College Application Essays: Mistake #2: Trying too hard to appear intellectual

a) I can curse in twenty languages: A thesaurus is not necessarily your friend. Using words like, “plethora” or “myriad” only serve to drive an admissions officer to early retirement. Your teen need not swallow a thesaurus to “sound” intelligent.

This comes from The University of Virginia: An actual excerpt from a TERRIBLE essay….

 “From an early age, we accept death as the inevitable, but do not comprehend its actual denotation. Death is the impending future that all people must eventually grasp. In my early teens, my grandfather tragically perished. As a youth who did not identify with such a cataclysm I was saturated with various emotions. Initially, I was grieved by the loss of a loved one and could not understand why this calamity had to befall upon my family. I always considered death to have a devastating effect, but was shocked by the emotional strain it places upon an individual.”

Do you get any sense of the PERSON who wrote this? It’s just a collection of clichés put together with “Ten dollar words.” I get NO insight into this teen as an INDIVIDUAL.

b) That Pythagoras was no square: Your teen doesn’t need to discuss her love of Shakespeare or Milton if she thinks this slight fib sounds better than discussing the merits of the Twilight series. On the other hand, if she’s reading Fifty Shades of Grey you have bigger issues to worry about than what college she gets into.
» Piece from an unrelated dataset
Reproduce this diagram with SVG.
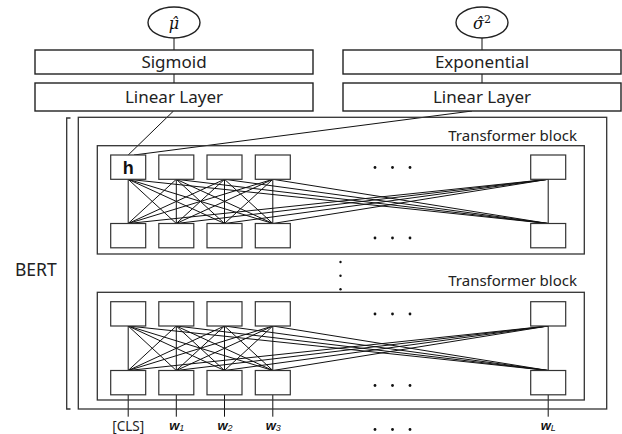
<svg xmlns="http://www.w3.org/2000/svg" width="622" height="434" viewBox="0 0 622 434">
<style>
.box{fill:#fff;stroke:#222;stroke-width:1.4}
.node{fill:#fff;stroke:#333;stroke-width:1.2}
.blk{fill:none;stroke:#333;stroke-width:1.3}
.ln{fill:none;stroke:#111;stroke-width:1}
.t{font-family:"Noto Sans","Liberation Sans",sans-serif;fill:#222}
.lbl{font-size:17px;text-anchor:middle}
.tb{font-size:15px;text-anchor:end}
.math{font-family:"DejaVu Serif","Liberation Serif",serif;font-style:italic;font-size:16px;text-anchor:middle;fill:#111}
.w{font-family:"Liberation Sans","Noto Sans",sans-serif;font-style:italic;font-weight:bold;font-size:13px;text-anchor:middle;fill:#111}
.dot{fill:#111}
</style>
<rect width="622" height="434" fill="#fff"/>

<g id="connectors">
  <path class="ln" d="M174 38V50M174 74V83M482 38V50M482 74V83"/>
  <path class="ln" d="M173.5 111L128.2 155M472 111L134 155"/>
  <path class="ln" d="M128.2 179.3L128.2 223.5M128.2 179.3L176.3 223.5M128.2 179.3L224.5 223.5M128.2 179.3L272.8 223.5M128.2 179.3L548.2 223.5M176.3 179.3L128.2 223.5M176.3 179.3L176.3 223.5M176.3 179.3L224.5 223.5M176.3 179.3L272.8 223.5M176.3 179.3L548.2 223.5M224.5 179.3L128.2 223.5M224.5 179.3L176.3 223.5M224.5 179.3L224.5 223.5M224.5 179.3L272.8 223.5M224.5 179.3L548.2 223.5M272.8 179.3L128.2 223.5M272.8 179.3L176.3 223.5M272.8 179.3L224.5 223.5M272.8 179.3L272.8 223.5M272.8 179.3L548.2 223.5M548.2 179.3L128.2 223.5M548.2 179.3L176.3 223.5M548.2 179.3L224.5 223.5M548.2 179.3L272.8 223.5M548.2 179.3L548.2 223.5"/>
  <path class="ln" d="M128.2 326L128.2 370.5M128.2 326L176.3 370.5M128.2 326L224.5 370.5M128.2 326L272.8 370.5M128.2 326L548.2 370.5M176.3 326L128.2 370.5M176.3 326L176.3 370.5M176.3 326L224.5 370.5M176.3 326L272.8 370.5M176.3 326L548.2 370.5M224.5 326L128.2 370.5M224.5 326L176.3 370.5M224.5 326L224.5 370.5M224.5 326L272.8 370.5M224.5 326L548.2 370.5M272.8 326L128.2 370.5M272.8 326L176.3 370.5M272.8 326L224.5 370.5M272.8 326L272.8 370.5M272.8 326L548.2 370.5M548.2 326L128.2 370.5M548.2 326L176.3 370.5M548.2 326L224.5 370.5M548.2 326L272.8 370.5M548.2 326L548.2 370.5"/>
  <path class="ln" d="M128.2 394.7V416.7M176.3 394.7V416.7M224.5 394.7V416.7M272.8 394.7V416.7M548.2 394.7V416.7"/>
</g>

<g id="mu">
  <ellipse class="box" cx="174" cy="22.5" rx="26" ry="15.5"/>
  <text class="math" x="174" y="29">μ̂</text>
</g>
<g id="sigma">
  <ellipse class="box" cx="482" cy="22.5" rx="26" ry="15.5"/>
  <text class="math" x="482" y="29">σ̂<tspan font-style="normal" font-size="11" dy="-6">2</tspan></text>
</g>
<g id="sigmoid">
  <rect class="box" x="35" y="50" width="278" height="24"/>
  <text class="t lbl" x="174" y="68">Sigmoid</text>
</g>
<g id="linear1">
  <rect class="box" x="35" y="83" width="278" height="28"/>
  <text class="t lbl" x="174" y="103">Linear Layer</text>
</g>
<g id="exponential">
  <rect class="box" x="343" y="50" width="278" height="24"/>
  <text class="t lbl" x="482" y="68">Exponential</text>
</g>
<g id="linear2">
  <rect class="box" x="343" y="83" width="278" height="28"/>
  <text class="t lbl" x="482" y="103">Linear Layer</text>
</g>

<g id="bert">
  <path class="blk" d="M70.5 118H66.7V409H70.5"/>
  <rect class="blk" x="78.3" y="117.3" width="528.4" height="291.7"/>
  <text class="t" x="15" y="276" font-size="17.5">BERT</text>
</g>

<g id="block1">
  <rect class="blk" x="97.3" y="145.7" width="487" height="108.3"/>
  <text class="t tb" x="577" y="141">Transformer block</text>
  <rect class="node" x="110.7" y="155" width="35" height="24.3"/>
  <text x="128.2" y="174" font-family="Liberation Sans,Arial,sans-serif" font-weight="bold" font-size="18" text-anchor="middle" fill="#111">h</text>
  <rect class="node" x="158.8" y="155" width="35" height="24.3"/>
  <rect class="node" x="207" y="155" width="35" height="24.3"/>
  <rect class="node" x="255.3" y="155" width="35" height="24.3"/>
  <rect class="node" x="530.7" y="155" width="35" height="24.3"/>
  <rect class="node" x="110.7" y="223.5" width="35" height="24.3"/>
  <rect class="node" x="158.8" y="223.5" width="35" height="24.3"/>
  <rect class="node" x="207" y="223.5" width="35" height="24.3"/>
  <rect class="node" x="255.3" y="223.5" width="35" height="24.3"/>
  <rect class="node" x="530.7" y="223.5" width="35" height="24.3"/>
  <circle class="dot" cx="375" cy="167.5" r="1.4"/><circle class="dot" cx="392.5" cy="167.5" r="1.4"/><circle class="dot" cx="410" cy="167.5" r="1.4"/>
  <circle class="dot" cx="375" cy="238" r="1.4"/><circle class="dot" cx="392.5" cy="238" r="1.4"/><circle class="dot" cx="410" cy="238" r="1.4"/>
</g>

<g id="vdots">
  <circle class="dot" cx="340.5" cy="262" r="1.2"/><circle class="dot" cx="340.5" cy="275.7" r="1.2"/><circle class="dot" cx="340.5" cy="289.3" r="1.2"/>
</g>

<g id="block2">
  <rect class="blk" x="97.3" y="292.3" width="487" height="107.7"/>
  <text class="t tb" x="577" y="285.5">Transformer block</text>
  <rect class="node" x="110.7" y="301.7" width="35" height="24.3"/>
  <rect class="node" x="158.8" y="301.7" width="35" height="24.3"/>
  <rect class="node" x="207" y="301.7" width="35" height="24.3"/>
  <rect class="node" x="255.3" y="301.7" width="35" height="24.3"/>
  <rect class="node" x="530.7" y="301.7" width="35" height="24.3"/>
  <rect class="node" x="110.7" y="370.5" width="35" height="24.3"/>
  <rect class="node" x="158.8" y="370.5" width="35" height="24.3"/>
  <rect class="node" x="207" y="370.5" width="35" height="24.3"/>
  <rect class="node" x="255.3" y="370.5" width="35" height="24.3"/>
  <rect class="node" x="530.7" y="370.5" width="35" height="24.3"/>
  <circle class="dot" cx="375" cy="314" r="1.4"/><circle class="dot" cx="392.5" cy="314" r="1.4"/><circle class="dot" cx="410" cy="314" r="1.4"/>
  <circle class="dot" cx="375" cy="385.5" r="1.4"/><circle class="dot" cx="392.5" cy="385.5" r="1.4"/><circle class="dot" cx="410" cy="385.5" r="1.4"/>
</g>

<g id="inputs">
  <text class="t" x="128.2" y="431" font-size="13.5" text-anchor="middle">[CLS]</text>
  <text class="w" x="176.7" y="430">w<tspan font-size="9" font-weight="normal" dy="1">1</tspan></text>
  <text class="w" x="225" y="430">w<tspan font-size="9" font-weight="normal" dy="1">2</tspan></text>
  <text class="w" x="273.3" y="430">w<tspan font-size="9" font-weight="normal" dy="1">3</tspan></text>
  <text class="w" x="548.3" y="430">w<tspan font-size="9" font-weight="normal" dy="1">L</tspan></text>
  <circle class="dot" cx="375" cy="429.5" r="1.4"/><circle class="dot" cx="392.5" cy="429.5" r="1.4"/><circle class="dot" cx="410" cy="429.5" r="1.4"/>
</g>
</svg>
c) Eszopiclone, Ramelteon, Triazolam, Zaleplon, Zolpidem: There are enough sleeping pills on the market so the admissions officer doesn’t need an essay to put him to sleep. I am not suggesting that the essay rival that of a SNL monologue but it can’t be boring either. Your teen can write about something as dry as my mother-in-law’s Thanksgiving turkey but it needs to sound interesting in story, sub-text, personality, connotation, sentence length, syntax, and unique in perspective.